**Exercise task**. With the pictures left out, copy the listing below exactly.

**Dataset content**.

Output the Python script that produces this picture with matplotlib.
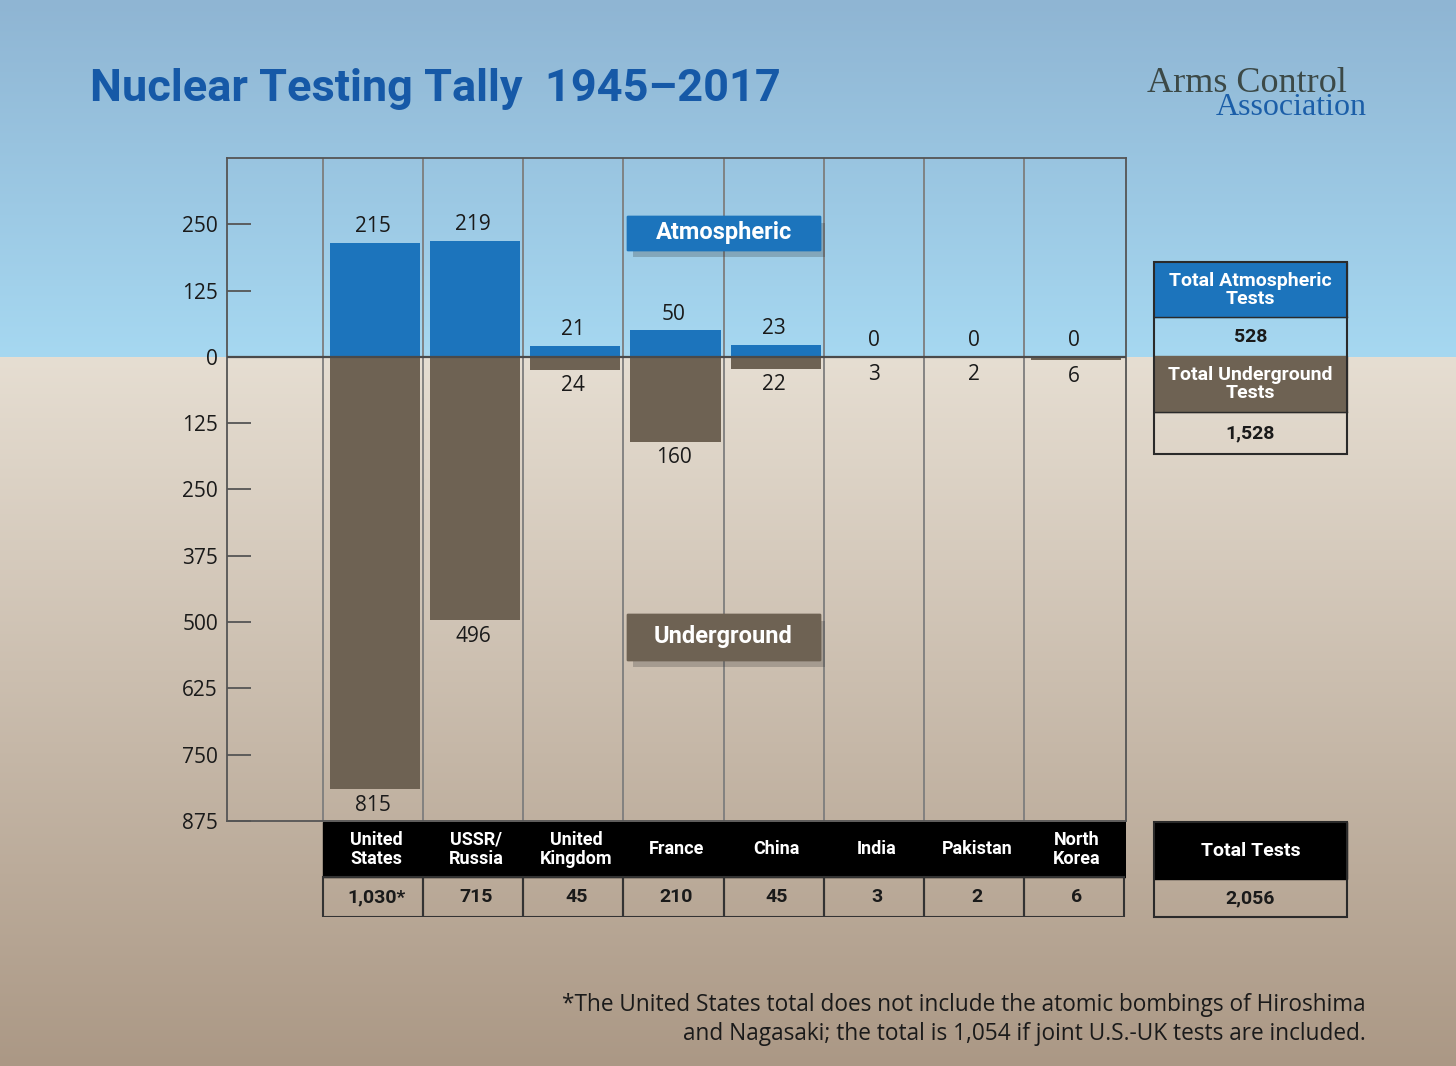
import numpy as np
import matplotlib
matplotlib.use('Agg')
import matplotlib.pyplot as plt
from matplotlib.patches import Rectangle
import matplotlib.patheffects as pe

# data
countries = ['United\nStates', 'USSR/\nRussia', 'United\nKingdom', 'France',
             'China', 'India', 'Pakistan', 'North\nKorea']
atmospheric = [215, 219, 21, 50, 23, 0, 0, 0]
underground = [815, 496, 24, 160, 22, 3, 2, 6]
totals = ['1,030*', '715', '45', '210', '45', '3', '2', '6']
total_atm = '528'
total_under = '1,528'
total_all = '2,056'
yticks = [250, 125, 0, -125, -250, -375, -500, -625, -750, -875]

W, H = 1456, 1066
BOLD = ['Roboto', 'DejaVu Sans']
SANS = ['Open Sans', 'DejaVu Sans']
SERIF = ['Liberation Serif', 'DejaVu Serif']
BLUE = '#1c74bc'
BROWN = '#6e6253'
INK = '#1a1a1a'

fig = plt.figure(figsize=(W / 100, H / 100), dpi=100)

# background: sky above the zero line, ground below
bg = fig.add_axes([0, 0, 1, 1])
horizon = 357
img = np.zeros((H, 1, 3))
sky0, sky1 = np.array([0x8f, 0xb5, 0xd3]), np.array([0xa6, 0xd8, 0xf1])
gr0, gr1 = np.array([0xe6, 0xde, 0xd2]), np.array([0xab, 0x98, 0x85])
for r in range(H):
    if r < horizon:
        t = r / horizon
        img[r, 0] = sky0 + (sky1 - sky0) * t
    else:
        t = (r - horizon) / (H - horizon)
        img[r, 0] = gr0 + (gr1 - gr0) * t
bg.imshow(img / 255., aspect='auto', extent=[0, W, H, 0])
bg.set_xlim(0, W)
bg.set_ylim(H, 0)
bg.axis('off')

# main chart
ax = fig.add_axes([227 / W, 1 - 821 / H, 899 / W, 663 / H])
ax.patch.set_alpha(0)
ax.set_xlim(-1.46, 7.52)
ax.set_ylim(-875, 375)

x = np.arange(len(countries))
ax.bar(x + 0.02, atmospheric, 0.9, color=BLUE, zorder=3)
ax.bar(x + 0.02, [-u for u in underground], 0.9, color=BROWN, zorder=3)

for b in np.arange(-0.5, 7.0, 1):
    ax.axvline(b, color='#7d7d7d', lw=1.3, zorder=1)
ax.axhline(0, color='#4a4a4a', lw=1.6, zorder=4)

for xi, a, u in zip(x, atmospheric, underground):
    ax.annotate(str(a), (xi, a), xytext=(0, 4), textcoords='offset points',
                ha='center', va='bottom', fontsize=15, family=SANS, color=INK)
    ax.annotate(str(u), (xi, -u), xytext=(0, -4), textcoords='offset points',
                ha='center', va='top', fontsize=15, family=SANS, color=INK)

ax.set_yticks(yticks)
ax.set_yticklabels([str(abs(v)) for v in yticks])
ax.set_xticks([])
ax.tick_params(axis='y', direction='in', length=17, width=1.3, color='#555555',
               pad=6.5, labelsize=15, labelcolor=INK)
for lab in ax.get_yticklabels():
    lab.set_family(SANS)
for s in ax.spines.values():
    s.set_color('#555555')
    s.set_linewidth(1.3)

# legend boxes
shadow = [pe.withSimplePatchShadow(offset=(4, -5), shadow_rgbFace='#333333', alpha=0.25),
          pe.Normal()]
ax.add_patch(Rectangle((2.54, 202), 1.92, 64, color=BLUE, zorder=5, path_effects=shadow))
ax.text(3.5, 234, 'Atmospheric', ha='center', va='center', color='white',
        fontsize=17, weight='bold', family=BOLD, zorder=6)
ax.add_patch(Rectangle((2.54, -571), 1.92, 87, color=BROWN, zorder=5, path_effects=shadow))
ax.text(3.5, -528, 'Underground', ha='center', va='center', color='white',
        fontsize=17, weight='bold', family=BOLD, zorder=6)

# country table under the chart
tax = fig.add_axes([227 / W, 1 - 917 / H, 899 / W, 95 / H])
tax.set_xlim(ax.get_xlim())
tax.set_ylim(0, 95)
tax.axis('off')
tax.add_patch(Rectangle((-0.5, 40), len(countries) + 0.02, 55, color='black'))
for xi, name, tot in zip(x, countries, totals):
    tax.add_patch(Rectangle((xi - 0.5, 0), 1, 40, fill=False, edgecolor='#333333', lw=1.5))
    tax.text(xi + 0.03, 67.5, name, ha='center', va='center', color='white', fontsize=13,
             weight='bold', family=BOLD, linespacing=1.1)
    tax.text(xi + 0.03, 20, tot, ha='center', va='center', color=INK, fontsize=14,
             weight='bold', family=BOLD)

# totals boxes on the right
bg.add_patch(Rectangle((1154, 262), 193, 55, color=BLUE))
bg.add_patch(Rectangle((1154, 356), 193, 56, color=BROWN))
bg.add_patch(Rectangle((1154, 262), 193, 192, fill=False, edgecolor='#2a2a2a', lw=1.5))
bg.plot([1154, 1347], [317, 317], color='#2a2a2a', lw=1)
bg.plot([1154, 1347], [412, 412], color='#2a2a2a', lw=1)
bg.text(1250.5, 290, 'Total Atmospheric\nTests', ha='center', va='center', color='white',
        fontsize=14, weight='bold', family=BOLD, linespacing=1.0)
bg.text(1250.5, 337, total_atm, ha='center', va='center', color=INK,
        fontsize=14, weight='bold', family=BOLD)
bg.text(1250.5, 384, 'Total Underground\nTests', ha='center', va='center', color='white',
        fontsize=14, weight='bold', family=BOLD, linespacing=1.0)
bg.text(1250.5, 433, total_under, ha='center', va='center', color=INK,
        fontsize=14, weight='bold', family=BOLD)

bg.add_patch(Rectangle((1154, 822), 193, 57, color='black'))
bg.add_patch(Rectangle((1154, 822), 193, 95, fill=False, edgecolor='#2a2a2a', lw=1.5))
bg.text(1250.5, 851, 'Total Tests', ha='center', va='center', color='white',
        fontsize=14, weight='bold', family=BOLD)
bg.text(1250.5, 898, total_all, ha='center', va='center', color=INK,
        fontsize=14, weight='bold', family=BOLD)

# title, logo and footnote
bg.text(90, 101, 'Nuclear Testing Tally  1945\u20132017', ha='left', va='baseline',
        fontsize=32.5, weight='bold', color='#1659a7', family=BOLD)
bg.text(1347, 92, 'Arms Control', ha='right', va='baseline', fontsize=26,
        color='#3c4947', family=SERIF)
bg.text(1367, 115, 'Association', ha='right', va='baseline', fontsize=23,
        color='#1b5ea8', family=SERIF)
bg.text(1366, 1011, '*The United States total does not include the atomic bombings of Hiroshima',
        ha='right', va='baseline', fontsize=16.3, color=INK, family=SANS)
bg.text(1366, 1040, 'and Nagasaki; the total is 1,054 if joint U.S.-UK tests are included.',
        ha='right', va='baseline', fontsize=16.3, color=INK, family=SANS)

fig.savefig('out.png', dpi=100)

**Solution to this exercise**.
Output the Python script that produces this picture with matplotlib.
import numpy as np
import matplotlib
matplotlib.use('Agg')
import matplotlib.pyplot as plt
from matplotlib.patches import Rectangle
import matplotlib.patheffects as pe

# data
countries = ['United\nStates', 'USSR/\nRussia', 'United\nKingdom', 'France',
             'China', 'India', 'Pakistan', 'North\nKorea']
atmospheric = [215, 219, 21, 50, 23, 0, 0, 0]
underground = [815, 496, 24, 160, 22, 3, 2, 6]
totals = ['1,030*', '715', '45', '210', '45', '3', '2', '6']
total_atm = '528'
total_under = '1,528'
total_all = '2,056'
yticks = [250, 125, 0, -125, -250, -375, -500, -625, -750, -875]

W, H = 1456, 1066
BOLD = ['Roboto', 'DejaVu Sans']
SANS = ['Open Sans', 'DejaVu Sans']
SERIF = ['Liberation Serif', 'DejaVu Serif']
BLUE = '#1c74bc'
BROWN = '#6e6253'
INK = '#1a1a1a'

fig = plt.figure(figsize=(W / 100, H / 100), dpi=100)

# background: sky above the zero line, ground below
bg = fig.add_axes([0, 0, 1, 1])
horizon = 357
img = np.zeros((H, 1, 3))
sky0, sky1 = np.array([0x8f, 0xb5, 0xd3]), np.array([0xa6, 0xd8, 0xf1])
gr0, gr1 = np.array([0xe6, 0xde, 0xd2]), np.array([0xab, 0x98, 0x85])
for r in range(H):
    if r < horizon:
        t = r / horizon
        img[r, 0] = sky0 + (sky1 - sky0) * t
    else:
        t = (r - horizon) / (H - horizon)
        img[r, 0] = gr0 + (gr1 - gr0) * t
bg.imshow(img / 255., aspect='auto', extent=[0, W, H, 0])
bg.set_xlim(0, W)
bg.set_ylim(H, 0)
bg.axis('off')

# main chart
ax = fig.add_axes([227 / W, 1 - 821 / H, 899 / W, 663 / H])
ax.patch.set_alpha(0)
ax.set_xlim(-1.46, 7.52)
ax.set_ylim(-875, 375)

x = np.arange(len(countries))
ax.bar(x + 0.02, atmospheric, 0.9, color=BLUE, zorder=3)
ax.bar(x + 0.02, [-u for u in underground], 0.9, color=BROWN, zorder=3)

for b in np.arange(-0.5, 7.0, 1):
    ax.axvline(b, color='#7d7d7d', lw=1.3, zorder=1)
ax.axhline(0, color='#4a4a4a', lw=1.6, zorder=4)

for xi, a, u in zip(x, atmospheric, underground):
    ax.annotate(str(a), (xi, a), xytext=(0, 4), textcoords='offset points',
                ha='center', va='bottom', fontsize=15, family=SANS, color=INK)
    ax.annotate(str(u), (xi, -u), xytext=(0, -4), textcoords='offset points',
                ha='center', va='top', fontsize=15, family=SANS, color=INK)

ax.set_yticks(yticks)
ax.set_yticklabels([str(abs(v)) for v in yticks])
ax.set_xticks([])
ax.tick_params(axis='y', direction='in', length=17, width=1.3, color='#555555',
               pad=6.5, labelsize=15, labelcolor=INK)
for lab in ax.get_yticklabels():
    lab.set_family(SANS)
for s in ax.spines.values():
    s.set_color('#555555')
    s.set_linewidth(1.3)

# legend boxes
shadow = [pe.withSimplePatchShadow(offset=(4, -5), shadow_rgbFace='#333333', alpha=0.25),
          pe.Normal()]
ax.add_patch(Rectangle((2.54, 202), 1.92, 64, color=BLUE, zorder=5, path_effects=shadow))
ax.text(3.5, 234, 'Atmospheric', ha='center', va='center', color='white',
        fontsize=17, weight='bold', family=BOLD, zorder=6)
ax.add_patch(Rectangle((2.54, -571), 1.92, 87, color=BROWN, zorder=5, path_effects=shadow))
ax.text(3.5, -528, 'Underground', ha='center', va='center', color='white',
        fontsize=17, weight='bold', family=BOLD, zorder=6)

# country table under the chart
tax = fig.add_axes([227 / W, 1 - 917 / H, 899 / W, 95 / H])
tax.set_xlim(ax.get_xlim())
tax.set_ylim(0, 95)
tax.axis('off')
tax.add_patch(Rectangle((-0.5, 40), len(countries) + 0.02, 55, color='black'))
for xi, name, tot in zip(x, countries, totals):
    tax.add_patch(Rectangle((xi - 0.5, 0), 1, 40, fill=False, edgecolor='#333333', lw=1.5))
    tax.text(xi + 0.03, 67.5, name, ha='center', va='center', color='white', fontsize=13,
             weight='bold', family=BOLD, linespacing=1.1)
    tax.text(xi + 0.03, 20, tot, ha='center', va='center', color=INK, fontsize=14,
             weight='bold', family=BOLD)

# totals boxes on the right
bg.add_patch(Rectangle((1154, 262), 193, 55, color=BLUE))
bg.add_patch(Rectangle((1154, 356), 193, 56, color=BROWN))
bg.add_patch(Rectangle((1154, 262), 193, 192, fill=False, edgecolor='#2a2a2a', lw=1.5))
bg.plot([1154, 1347], [317, 317], color='#2a2a2a', lw=1)
bg.plot([1154, 1347], [412, 412], color='#2a2a2a', lw=1)
bg.text(1250.5, 290, 'Total Atmospheric\nTests', ha='center', va='center', color='white',
        fontsize=14, weight='bold', family=BOLD, linespacing=1.0)
bg.text(1250.5, 337, total_atm, ha='center', va='center', color=INK,
        fontsize=14, weight='bold', family=BOLD)
bg.text(1250.5, 384, 'Total Underground\nTests', ha='center', va='center', color='white',
        fontsize=14, weight='bold', family=BOLD, linespacing=1.0)
bg.text(1250.5, 433, total_under, ha='center', va='center', color=INK,
        fontsize=14, weight='bold', family=BOLD)

bg.add_patch(Rectangle((1154, 822), 193, 57, color='black'))
bg.add_patch(Rectangle((1154, 822), 193, 95, fill=False, edgecolor='#2a2a2a', lw=1.5))
bg.text(1250.5, 851, 'Total Tests', ha='center', va='center', color='white',
        fontsize=14, weight='bold', family=BOLD)
bg.text(1250.5, 898, total_all, ha='center', va='center', color=INK,
        fontsize=14, weight='bold', family=BOLD)

# title, logo and footnote
bg.text(90, 101, 'Nuclear Testing Tally  1945\u20132017', ha='left', va='baseline',
        fontsize=32.5, weight='bold', color='#1659a7', family=BOLD)
bg.text(1347, 92, 'Arms Control', ha='right', va='baseline', fontsize=26,
        color='#3c4947', family=SERIF)
bg.text(1367, 115, 'Association', ha='right', va='baseline', fontsize=23,
        color='#1b5ea8', family=SERIF)
bg.text(1366, 1011, '*The United States total does not include the atomic bombings of Hiroshima',
        ha='right', va='baseline', fontsize=16.3, color=INK, family=SANS)
bg.text(1366, 1040, 'and Nagasaki; the total is 1,054 if joint U.S.-UK tests are included.',
        ha='right', va='baseline', fontsize=16.3, color=INK, family=SANS)

fig.savefig('out.png', dpi=100)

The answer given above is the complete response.